# BRIEF
Your task is to copy the listing exactly. Drop any pictures from the copy.

# COLLECTED DATA
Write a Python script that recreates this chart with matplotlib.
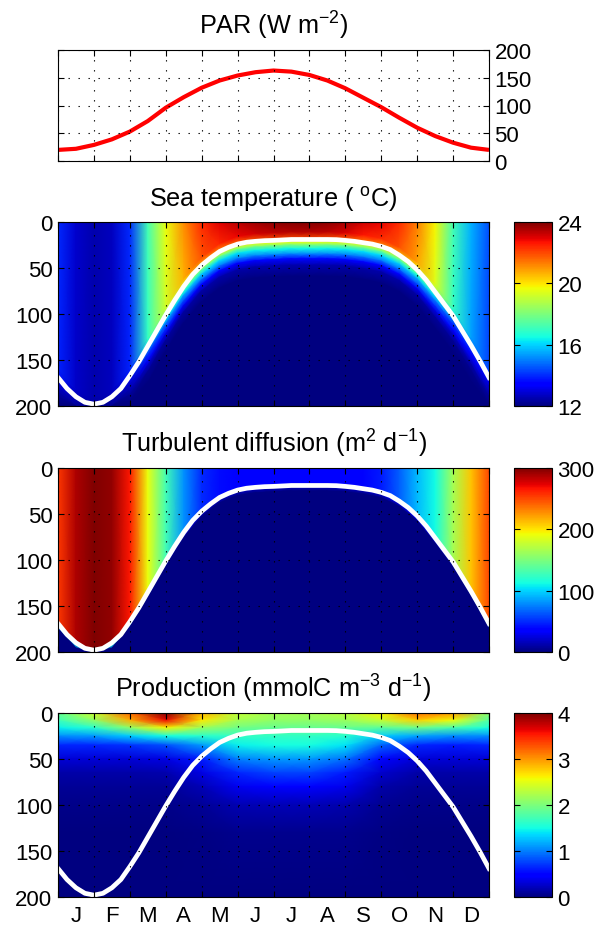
import numpy as np
import matplotlib
matplotlib.use('Agg')
import matplotlib.pyplot as plt

plt.rcParams['font.family'] = ['Liberation Sans', 'DejaVu Sans']
plt.rcParams['mathtext.fontset'] = 'custom'
plt.rcParams['mathtext.rm'] = 'Liberation Sans'
plt.rcParams['mathtext.it'] = 'Liberation Sans:italic'
plt.rcParams['mathtext.bf'] = 'Liberation Sans:bold'

months = ['J', 'F', 'M', 'A', 'M', 'J', 'J', 'A', 'S', 'O', 'N', 'D']

# time nodes, months since 1 Jan
t_half = np.linspace(0, 12, 25)
t_quarter = np.linspace(0, 12, 49)

# surface PAR (W m-2), half-monthly
par = [20, 22, 29, 39, 53, 72, 96, 115, 132, 145, 154, 160, 163,
       161, 155, 145, 131, 114, 97, 78, 60, 45, 33, 24, 20]

# mixed layer depth (m), quarter-monthly (white line)
mld = [169, 181, 190, 196, 198, 196, 190, 181, 167, 152, 135, 118,
       101, 85, 70, 57, 47, 39, 32, 27.5, 24, 22, 21, 20.3,
       20, 19.5, 19, 19, 19, 19, 19, 19.2, 20, 21, 22.5, 24,
       26.5, 30, 36, 43, 52, 63, 76, 89, 102, 118, 134, 151, 169]

# mixed layer temperature (C), half-monthly
sst = [14.0, 12.8, 12.5, 12.7, 14.0, 17.2, 19.6, 21.1, 22.4, 23.0, 23.4, 23.7, 23.9,
       24.0, 24.0, 23.9, 23.6, 23.2, 22.9, 22.4, 21.3, 19.8, 17.2, 15.6, 14.4]
temp_deep = 12.0
# offset from mixed layer depth (m) -> fraction of the surface anomaly
temp_offset = [-8, 0, 3, 6, 10, 16, 21, 28, 40]
temp_frac = [0.95, 0.82, 0.62, 0.5, 0.37, 0.25, 0.13, 0.04, 0.0]

# mixed layer diffusivity (m2 d-1), half-monthly
kz = [255, 288, 300, 295, 265, 190, 130, 80, 50, 40, 37, 36, 36,
      36, 36, 36, 37, 38, 45, 65, 92, 112, 165, 210, 250]
kz_deep = 0.0
kz_offset = [0, 3, 6]
kz_frac = [1.0, 0.35, 0.0]

# production (mmolC m-3 d-1), monthly nodes x depth levels
prod_t = np.arange(13)
prod_z = [0, 8, 16, 25, 35, 50, 65, 80, 100, 130, 200]
prod = [
    [1.9, 1.7, 1.45, 1.05, 0.65, 0.3, 0.15, 0.08, 0.04, 0.01, 0.0],
    [2.4, 2.1, 1.6, 1.1, 0.65, 0.3, 0.15, 0.08, 0.04, 0.01, 0.0],
    [3.2, 2.9, 2.1, 1.3, 0.7, 0.3, 0.15, 0.08, 0.04, 0.01, 0.0],
    [4.0, 3.6, 2.6, 1.5, 0.8, 0.35, 0.17, 0.08, 0.04, 0.01, 0.0],
    [2.9, 2.65, 2.15, 1.6, 1.1, 0.6, 0.35, 0.2, 0.08, 0.02, 0.0],
    [2.35, 2.2, 1.95, 1.65, 1.45, 1.0, 0.65, 0.4, 0.18, 0.05, 0.0],
    [2.2, 2.1, 1.9, 1.65, 1.5, 1.1, 0.75, 0.45, 0.2, 0.06, 0.0],
    [2.2, 2.1, 1.9, 1.65, 1.5, 1.1, 0.75, 0.45, 0.2, 0.06, 0.0],
    [2.3, 2.15, 1.9, 1.6, 1.4, 0.95, 0.6, 0.38, 0.16, 0.05, 0.0],
    [2.6, 2.35, 1.85, 1.3, 0.9, 0.5, 0.28, 0.15, 0.07, 0.02, 0.0],
    [3.2, 2.75, 1.95, 1.15, 0.65, 0.3, 0.15, 0.08, 0.04, 0.01, 0.0],
    [3.0, 2.55, 1.75, 1.05, 0.6, 0.3, 0.15, 0.08, 0.04, 0.01, 0.0],
    [2.1, 1.8, 1.5, 1.05, 0.65, 0.3, 0.15, 0.08, 0.04, 0.01, 0.0],
]


def mld_mesh(surf, deep, offsets, frac):
    # mesh rows follow the mixed layer depth (half-monthly nodes)
    z = np.array([[0.0] + [m + o for o in offsets] + [200.0] for m in mld[::2]])
    z = np.clip(z, 0, 200)
    z = np.maximum.accumulate(z, axis=1)
    f = np.array([1.0] + list(frac) + [0.0])
    c = deep + (np.array(surf) - deep)[:, None] * f[None, :]
    x = np.repeat(t_half[:, None], z.shape[1], axis=1)
    return x.T, z.T, c.T


def style(ax, bottom_labels=False):
    ax.set_xlim(0, 12)
    ax.set_xticks(range(13))
    ax.set_xticks(np.arange(12) + 0.5, minor=True)
    ax.set_xticklabels([])
    if bottom_labels:
        ax.set_xticklabels(months, minor=True)
    ax.tick_params(which='major', direction='in', length=4, width=0.8,
                   top=True, bottom=True, left=True, right=True, labelsize=16)
    ax.tick_params(which='minor', length=0, labelsize=16, pad=6)
    ax.grid(True, which='major', color='k', ls=(0, (1.2, 7.8)), lw=0.8)
    ax.set_axisbelow(False)
    for s in ax.spines.values():
        s.set_linewidth(0.8)


fig = plt.figure(figsize=(6.06, 9.28), dpi=100)
L, W = 58 / 606, 431 / 606
cb_l, cb_w = 514 / 606, 38 / 606

# PAR
ax0 = fig.add_axes([L, 1 - 162 / 928, W, 111 / 928])
ax0.plot(t_half, par, color='r', lw=3, solid_capstyle='butt')
style(ax0)
ax0.set_ylim(0, 200)
ax0.set_yticks([0, 50, 100, 150, 200])
ax0.yaxis.tick_right()
ax0.tick_params(axis='y', left=True, right=True, labelleft=False, labelright=True, pad=4)
ax0.set_title('PAR (W m$^{-2}$)', fontsize=18.2, pad=12)

panels = [
    (223, 'Sea temperature ( $^{\\mathrm{o}}$C)', (12, 24), [12, 16, 20, 24]),
    (469, 'Turbulent diffusion (m$^{2}$ d$^{-1}$)', (0, 300), [0, 100, 200, 300]),
    (714, 'Production (mmolC m$^{-3}$ d$^{-1}$)', (0, 4), [0, 1, 2, 3, 4]),
]
fields = [
    mld_mesh(sst, temp_deep, temp_offset, temp_frac),
    mld_mesh(kz, kz_deep, kz_offset, kz_frac),
    None,
]

for i, ((top, title, lim, cticks), fld) in enumerate(zip(panels, fields)):
    ax = fig.add_axes([L, 1 - (top + 184) / 928, W, 184 / 928])
    if fld is not None:
        X, Z, C = fld
        pm = ax.pcolormesh(X, Z, C, shading='gouraud', cmap='jet',
                           vmin=lim[0], vmax=lim[1], rasterized=True)
    else:
        pm = ax.pcolormesh(prod_t, prod_z, np.array(prod).T, shading='gouraud',
                           cmap='jet', vmin=lim[0], vmax=lim[1], rasterized=True)
    ax.plot(t_quarter, mld, color='w', lw=3.4)
    style(ax, bottom_labels=(i == 2))
    ax.set_ylim(200, 0)
    ax.set_yticks([0, 50, 100, 150, 200])
    ax.tick_params(axis='y', pad=4)
    ax.set_title(title, fontsize=18.2, pad=12)

    cax = fig.add_axes([cb_l, 1 - (top + 184) / 928, cb_w, 184 / 928])
    cb = fig.colorbar(pm, cax=cax, ticks=cticks)
    cb.outline.set_linewidth(0.8)
    cax.tick_params(direction='in', length=4, width=0.8, left=True, right=True,
                    labelsize=16, pad=4)

fig.savefig('out.png', dpi=100)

# RESPONSE
Write a Python script that recreates this chart with matplotlib.
import numpy as np
import matplotlib
matplotlib.use('Agg')
import matplotlib.pyplot as plt

plt.rcParams['font.family'] = ['Liberation Sans', 'DejaVu Sans']
plt.rcParams['mathtext.fontset'] = 'custom'
plt.rcParams['mathtext.rm'] = 'Liberation Sans'
plt.rcParams['mathtext.it'] = 'Liberation Sans:italic'
plt.rcParams['mathtext.bf'] = 'Liberation Sans:bold'

months = ['J', 'F', 'M', 'A', 'M', 'J', 'J', 'A', 'S', 'O', 'N', 'D']

# time nodes, months since 1 Jan
t_half = np.linspace(0, 12, 25)
t_quarter = np.linspace(0, 12, 49)

# surface PAR (W m-2), half-monthly
par = [20, 22, 29, 39, 53, 72, 96, 115, 132, 145, 154, 160, 163,
       161, 155, 145, 131, 114, 97, 78, 60, 45, 33, 24, 20]

# mixed layer depth (m), quarter-monthly (white line)
mld = [169, 181, 190, 196, 198, 196, 190, 181, 167, 152, 135, 118,
       101, 85, 70, 57, 47, 39, 32, 27.5, 24, 22, 21, 20.3,
       20, 19.5, 19, 19, 19, 19, 19, 19.2, 20, 21, 22.5, 24,
       26.5, 30, 36, 43, 52, 63, 76, 89, 102, 118, 134, 151, 169]

# mixed layer temperature (C), half-monthly
sst = [14.0, 12.8, 12.5, 12.7, 14.0, 17.2, 19.6, 21.1, 22.4, 23.0, 23.4, 23.7, 23.9,
       24.0, 24.0, 23.9, 23.6, 23.2, 22.9, 22.4, 21.3, 19.8, 17.2, 15.6, 14.4]
temp_deep = 12.0
# offset from mixed layer depth (m) -> fraction of the surface anomaly
temp_offset = [-8, 0, 3, 6, 10, 16, 21, 28, 40]
temp_frac = [0.95, 0.82, 0.62, 0.5, 0.37, 0.25, 0.13, 0.04, 0.0]

# mixed layer diffusivity (m2 d-1), half-monthly
kz = [255, 288, 300, 295, 265, 190, 130, 80, 50, 40, 37, 36, 36,
      36, 36, 36, 37, 38, 45, 65, 92, 112, 165, 210, 250]
kz_deep = 0.0
kz_offset = [0, 3, 6]
kz_frac = [1.0, 0.35, 0.0]

# production (mmolC m-3 d-1), monthly nodes x depth levels
prod_t = np.arange(13)
prod_z = [0, 8, 16, 25, 35, 50, 65, 80, 100, 130, 200]
prod = [
    [1.9, 1.7, 1.45, 1.05, 0.65, 0.3, 0.15, 0.08, 0.04, 0.01, 0.0],
    [2.4, 2.1, 1.6, 1.1, 0.65, 0.3, 0.15, 0.08, 0.04, 0.01, 0.0],
    [3.2, 2.9, 2.1, 1.3, 0.7, 0.3, 0.15, 0.08, 0.04, 0.01, 0.0],
    [4.0, 3.6, 2.6, 1.5, 0.8, 0.35, 0.17, 0.08, 0.04, 0.01, 0.0],
    [2.9, 2.65, 2.15, 1.6, 1.1, 0.6, 0.35, 0.2, 0.08, 0.02, 0.0],
    [2.35, 2.2, 1.95, 1.65, 1.45, 1.0, 0.65, 0.4, 0.18, 0.05, 0.0],
    [2.2, 2.1, 1.9, 1.65, 1.5, 1.1, 0.75, 0.45, 0.2, 0.06, 0.0],
    [2.2, 2.1, 1.9, 1.65, 1.5, 1.1, 0.75, 0.45, 0.2, 0.06, 0.0],
    [2.3, 2.15, 1.9, 1.6, 1.4, 0.95, 0.6, 0.38, 0.16, 0.05, 0.0],
    [2.6, 2.35, 1.85, 1.3, 0.9, 0.5, 0.28, 0.15, 0.07, 0.02, 0.0],
    [3.2, 2.75, 1.95, 1.15, 0.65, 0.3, 0.15, 0.08, 0.04, 0.01, 0.0],
    [3.0, 2.55, 1.75, 1.05, 0.6, 0.3, 0.15, 0.08, 0.04, 0.01, 0.0],
    [2.1, 1.8, 1.5, 1.05, 0.65, 0.3, 0.15, 0.08, 0.04, 0.01, 0.0],
]


def mld_mesh(surf, deep, offsets, frac):
    # mesh rows follow the mixed layer depth (half-monthly nodes)
    z = np.array([[0.0] + [m + o for o in offsets] + [200.0] for m in mld[::2]])
    z = np.clip(z, 0, 200)
    z = np.maximum.accumulate(z, axis=1)
    f = np.array([1.0] + list(frac) + [0.0])
    c = deep + (np.array(surf) - deep)[:, None] * f[None, :]
    x = np.repeat(t_half[:, None], z.shape[1], axis=1)
    return x.T, z.T, c.T


def style(ax, bottom_labels=False):
    ax.set_xlim(0, 12)
    ax.set_xticks(range(13))
    ax.set_xticks(np.arange(12) + 0.5, minor=True)
    ax.set_xticklabels([])
    if bottom_labels:
        ax.set_xticklabels(months, minor=True)
    ax.tick_params(which='major', direction='in', length=4, width=0.8,
                   top=True, bottom=True, left=True, right=True, labelsize=16)
    ax.tick_params(which='minor', length=0, labelsize=16, pad=6)
    ax.grid(True, which='major', color='k', ls=(0, (1.2, 7.8)), lw=0.8)
    ax.set_axisbelow(False)
    for s in ax.spines.values():
        s.set_linewidth(0.8)


fig = plt.figure(figsize=(6.06, 9.28), dpi=100)
L, W = 58 / 606, 431 / 606
cb_l, cb_w = 514 / 606, 38 / 606

# PAR
ax0 = fig.add_axes([L, 1 - 162 / 928, W, 111 / 928])
ax0.plot(t_half, par, color='r', lw=3, solid_capstyle='butt')
style(ax0)
ax0.set_ylim(0, 200)
ax0.set_yticks([0, 50, 100, 150, 200])
ax0.yaxis.tick_right()
ax0.tick_params(axis='y', left=True, right=True, labelleft=False, labelright=True, pad=4)
ax0.set_title('PAR (W m$^{-2}$)', fontsize=18.2, pad=12)

panels = [
    (223, 'Sea temperature ( $^{\\mathrm{o}}$C)', (12, 24), [12, 16, 20, 24]),
    (469, 'Turbulent diffusion (m$^{2}$ d$^{-1}$)', (0, 300), [0, 100, 200, 300]),
    (714, 'Production (mmolC m$^{-3}$ d$^{-1}$)', (0, 4), [0, 1, 2, 3, 4]),
]
fields = [
    mld_mesh(sst, temp_deep, temp_offset, temp_frac),
    mld_mesh(kz, kz_deep, kz_offset, kz_frac),
    None,
]

for i, ((top, title, lim, cticks), fld) in enumerate(zip(panels, fields)):
    ax = fig.add_axes([L, 1 - (top + 184) / 928, W, 184 / 928])
    if fld is not None:
        X, Z, C = fld
        pm = ax.pcolormesh(X, Z, C, shading='gouraud', cmap='jet',
                           vmin=lim[0], vmax=lim[1], rasterized=True)
    else:
        pm = ax.pcolormesh(prod_t, prod_z, np.array(prod).T, shading='gouraud',
                           cmap='jet', vmin=lim[0], vmax=lim[1], rasterized=True)
    ax.plot(t_quarter, mld, color='w', lw=3.4)
    style(ax, bottom_labels=(i == 2))
    ax.set_ylim(200, 0)
    ax.set_yticks([0, 50, 100, 150, 200])
    ax.tick_params(axis='y', pad=4)
    ax.set_title(title, fontsize=18.2, pad=12)

    cax = fig.add_axes([cb_l, 1 - (top + 184) / 928, cb_w, 184 / 928])
    cb = fig.colorbar(pm, cax=cax, ticks=cticks)
    cb.outline.set_linewidth(0.8)
    cax.tick_params(direction='in', length=4, width=0.8, left=True, right=True,
                    labelsize=16, pad=4)

fig.savefig('out.png', dpi=100)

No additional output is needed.